C’est un sentiment général de démobilisation qui sourd du peuple. Nous savons que la situation s’améliorera un jour, il nous faut avoir un peu d’optimisme. Car l’espérance est toujours la dernière à mourir. Donc, nous savons que nous sommes en plein marasme économique, et qu’à l’étape où nous en sommes, il y a plus de signaux négatifs que de données incitant à penser à des lendemains meilleurs. Le Congo était résilient en 1977; lorsque nous vivions d’espoir et de criquets et que nos dirigeants nous bassinaient que c’était pour des lendemains heureux.
Aujourh’hui, tout le monde, plus ou moins, s’est improvisé économiste, statisticien, diplomate, agronome, ingénieur, météorologue et même sportif. Et par-dessus les palissades, les voisins se donnent les nouvelles de ce qui n’est même plus une cour de récréation: «Vous avez appris qu’à la Banque postale, on a soustrait plusieurs milliards?», «que tel ministre va être arrêté ou convoqué à la CID?»; «que tel parent se la coule douce en France avec des sacoches de billets?». Ces nouvelles, qui ne sont pas toutes vraies tout en n’étant pas toutes fausses, sont commentées, augmentées, exagérées.

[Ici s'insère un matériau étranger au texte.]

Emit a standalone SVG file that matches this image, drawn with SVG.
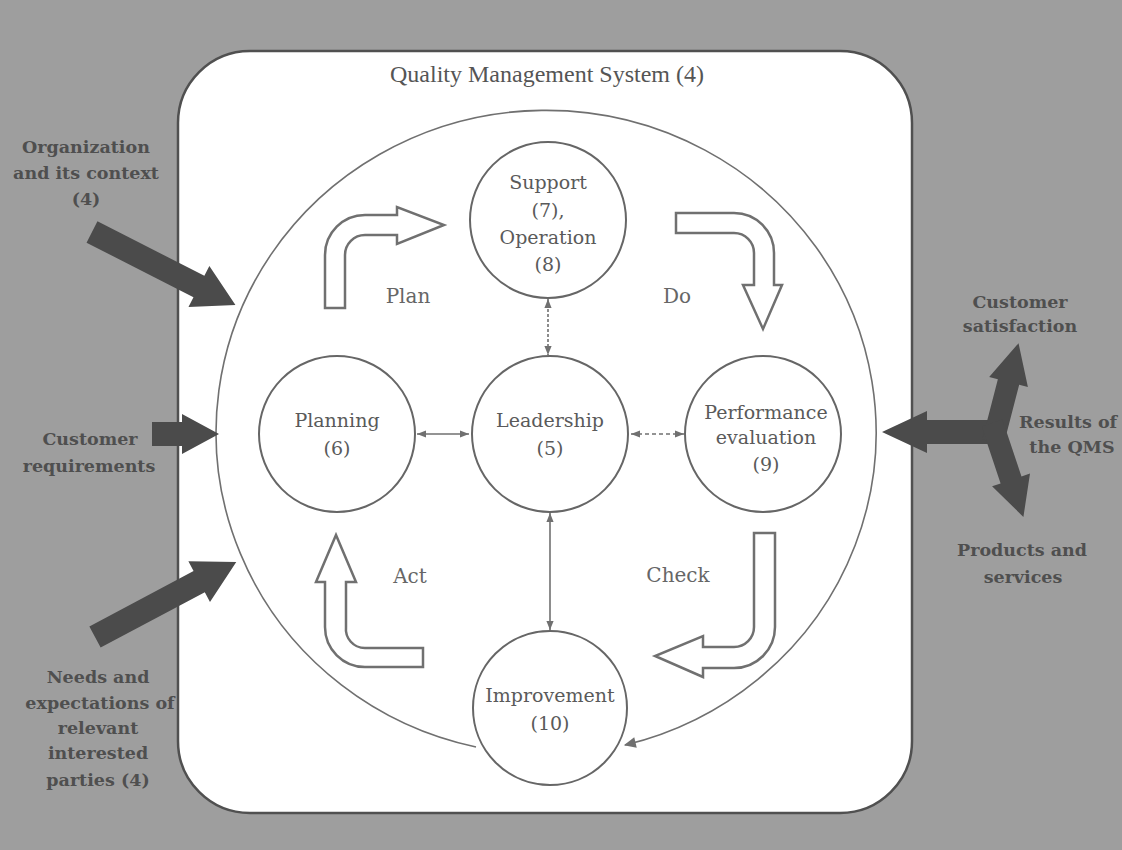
<svg xmlns="http://www.w3.org/2000/svg" width="1122" height="850" viewBox="0 0 1122 850">
<defs>
<style>
.node{fill:#fff;stroke:#666;stroke-width:2}
.ct{font-family:"DejaVu Serif",serif;font-size:19px;fill:#5a5a5a;text-anchor:middle}
.pd{font-family:"DejaVu Serif",serif;font-size:20px;fill:#666;text-anchor:middle}
.ext{font-family:"DejaVu Serif",serif;font-weight:bold;font-size:17.5px;fill:#4f4f4f;text-anchor:middle}
.st{text-anchor:start}
.blk{fill:#fff;stroke:#707070;stroke-width:2.5;stroke-linejoin:miter}
.dark{fill:#4b4b4b}
.con{fill:none;stroke:#707070;stroke-width:1.6}
</style>
<marker id="ah" viewBox="0 0 10 10" refX="10" refY="5" markerWidth="9" markerHeight="9" markerUnits="userSpaceOnUse" orient="auto-start-reverse">
<path d="M0,1 L10,5 L0,9 Z" fill="#707070"/>
</marker>
<marker id="ahb" viewBox="0 0 10 10" refX="9" refY="5" markerWidth="14" markerHeight="12" markerUnits="userSpaceOnUse" orient="auto">
<path d="M0,0.5 L10,5 L0,9.5 Z" fill="#707070"/>
</marker>
</defs>

<rect x="0" y="0" width="1122" height="850" fill="#9e9e9e"/>

<g id="qms">
<rect x="178" y="51" width="734" height="762" rx="72" ry="72" fill="#fff" stroke="#505050" stroke-width="2.5"/>
<text x="547" y="82" font-family="Liberation Serif, serif" font-size="24" fill="#555" text-anchor="middle">Quality Management System (4)</text>
</g>

<g id="connectors">
<path class="con" d="M476,747 A330,322 0 1 1 625,745" marker-end="url(#ahb)"/>
<line class="con" x1="548" y1="299" x2="548" y2="355" stroke-dasharray="3,2" marker-start="url(#ah)" marker-end="url(#ah)"/>
<line class="con" x1="417" y1="434" x2="469" y2="434" marker-start="url(#ah)" marker-end="url(#ah)"/>
<line class="con" x1="631" y1="434" x2="684" y2="434" stroke-dasharray="4,3" marker-start="url(#ah)" marker-end="url(#ah)"/>
<line class="con" x1="550" y1="513" x2="550" y2="630" marker-start="url(#ah)" marker-end="url(#ah)"/>
</g>

<g id="support">
<circle class="node" cx="548" cy="220" r="78"/>
<text class="ct" x="548" y="189">Support</text>
<text class="ct" x="548" y="217">(7),</text>
<text class="ct" x="548" y="244">Operation</text>
<text class="ct" x="548" y="271">(8)</text>
</g>

<g id="leadership">
<circle class="node" cx="550" cy="434" r="78"/>
<text class="ct" x="550" y="427">Leadership</text>
<text class="ct" x="550" y="455">(5)</text>
</g>

<g id="planning">
<circle class="node" cx="337" cy="434" r="78"/>
<text class="ct" x="337" y="427">Planning</text>
<text class="ct" x="337" y="455">(6)</text>
</g>

<g id="performance">
<circle class="node" cx="763" cy="434" r="78"/>
<text class="ct" x="766" y="419">Performance</text>
<text class="ct" x="766" y="444">evaluation</text>
<text class="ct" x="766" y="471">(9)</text>
</g>

<g id="improvement">
<circle class="node" cx="550" cy="708" r="77"/>
<text class="ct" x="550" y="702">Improvement</text>
<text class="ct" x="550" y="730">(10)</text>
</g>

<g id="plan">
<path class="blk" d="M325,308 L325,255 A40,40 0 0 1 365,215 L397,215 L397,207 L444,225 L397,244 L397,235 L365,235 A20,20 0 0 0 345,255 L345,308 Z"/>
<text class="pd" x="408" y="303">Plan</text>
</g>

<g id="do">
<path class="blk" d="M676,213 L734,213 A40,40 0 0 1 774,253 L774,285 L782,285 L763,329 L743,285 L754,285 L754,253 A20,20 0 0 0 734,233 L676,233 Z"/>
<text class="pd" x="677" y="303">Do</text>
</g>

<g id="check">
<path class="blk" d="M754,533 L775,533 L775,627 A41,41 0 0 1 734,668 L703,668 L703,677 L655,656 L703,636 L703,647 L734,647 A20,20 0 0 0 754,627 Z"/>
<text class="pd" x="678" y="582">Check</text>
</g>

<g id="act">
<path class="blk" d="M423,667 L365,667 A40,40 0 0 1 325,627 L325,582 L316,582 L336,535 L356,582 L346,582 L346,627 A19,19 0 0 0 365,648 L423,648 Z"/>
<text class="pd" x="410" y="583">Act</text>
</g>

<g id="organization">
<polygon class="dark" transform="translate(92,232) rotate(27)" points="0,-12 120,-12 120,-23 161,0 120,23 120,12 0,12"/>
<text class="ext" x="86" y="153">Organization</text>
<text class="ext" x="86" y="179">and its context</text>
<text class="ext" x="86" y="205">(4)</text>
</g>

<g id="customer-requirements">
<text class="ext" x="90" y="445">Customer</text>
<text class="ext" x="89" y="472">requirements</text>
<polygon class="dark" transform="translate(152,434)" points="0,-12 30,-12 30,-20 67,0 30,20 30,12 0,12"/>
</g>

<g id="needs">
<polygon class="dark" transform="translate(95,637) rotate(-28)" points="0,-12 118,-12 118,-23 160,0 118,23 118,12 0,12"/>
<text class="ext" x="98" y="683">Needs and</text>
<text class="ext" x="100" y="709">expectations of</text>
<text class="ext" x="98" y="734">relevant</text>
<text class="ext" x="98" y="759">interested</text>
<text class="ext" x="98" y="786">parties (4)</text>
</g>

<g id="results">
<polygon class="dark" transform="translate(1000,432) rotate(180)" points="0,-12 73,-12 73,-21 118,0 73,21 73,12 0,12"/>
<polygon class="dark" transform="translate(993,442) rotate(-75.5)" points="0,-11 62,-11 62,-20 102,0 62,20 62,11 0,11"/>
<polygon class="dark" transform="translate(992,423) rotate(71.5)" points="0,-11 60,-11 60,-20 99,0 60,20 60,11 0,11"/>
<text class="ext" x="1020" y="308">Customer</text>
<text class="ext" x="1020" y="332">satisfaction</text>
<text class="ext st" x="1019" y="428">Results of</text>
<text class="ext" x="1072" y="453">the QMS</text>
<text class="ext" x="1022" y="556">Products and</text>
<text class="ext" x="1023" y="583">services</text>
</g>
</svg>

C’est que la situation est grave, mais nous ne savons pas de quelle profondeur est la crise. Alors, le Congolais se livre à un jeu qui n’est pas de la résilience: faute d’informations, on s’en invente. Comme s’il était plus rassurant de jongler avec un monstre que de le savoir là, tapis dans l’ombre. Le Président n’a pas été vu à tel sommet international? C’est la crise. Il a pris l’avion vers une direction inhabituelle? C’est la crise. Les ministres sont interdits de déplacement jusqu’à fin décembre? La crise. Le FMI a écourté un quelconque sourire protocolaire? La crise. Il y aurait 5 ambassadeurs étrangers en attente d’accréditation? La crise!
Dans la chaleur qui plombe une atmosphère tournant souvent à l’orage, on ne sait plus quoi scruter: l’horizon, le thermomètre? Lequel? Comment retrouver le sourire lorsque même le sport ne nous annonce que des défaites pesantes au football? Et que même la FIFA nous menace de sanctions: cancres et en indisciplinés, c’est la double peine. Alors, contentons-nous de choses qui d’ordinaire ne font pas vraiment la Une des dazibao: le directeur de la Société nationale d’électricité est un bon danseur, me disait un voisin avec force détails. Comme s’il voulait me convaincre qu’à défaut de nous fournir en électricité constante, il excellait à nous apporter le sourire comme jongleur. Même dans le noir: c’est déjà ça!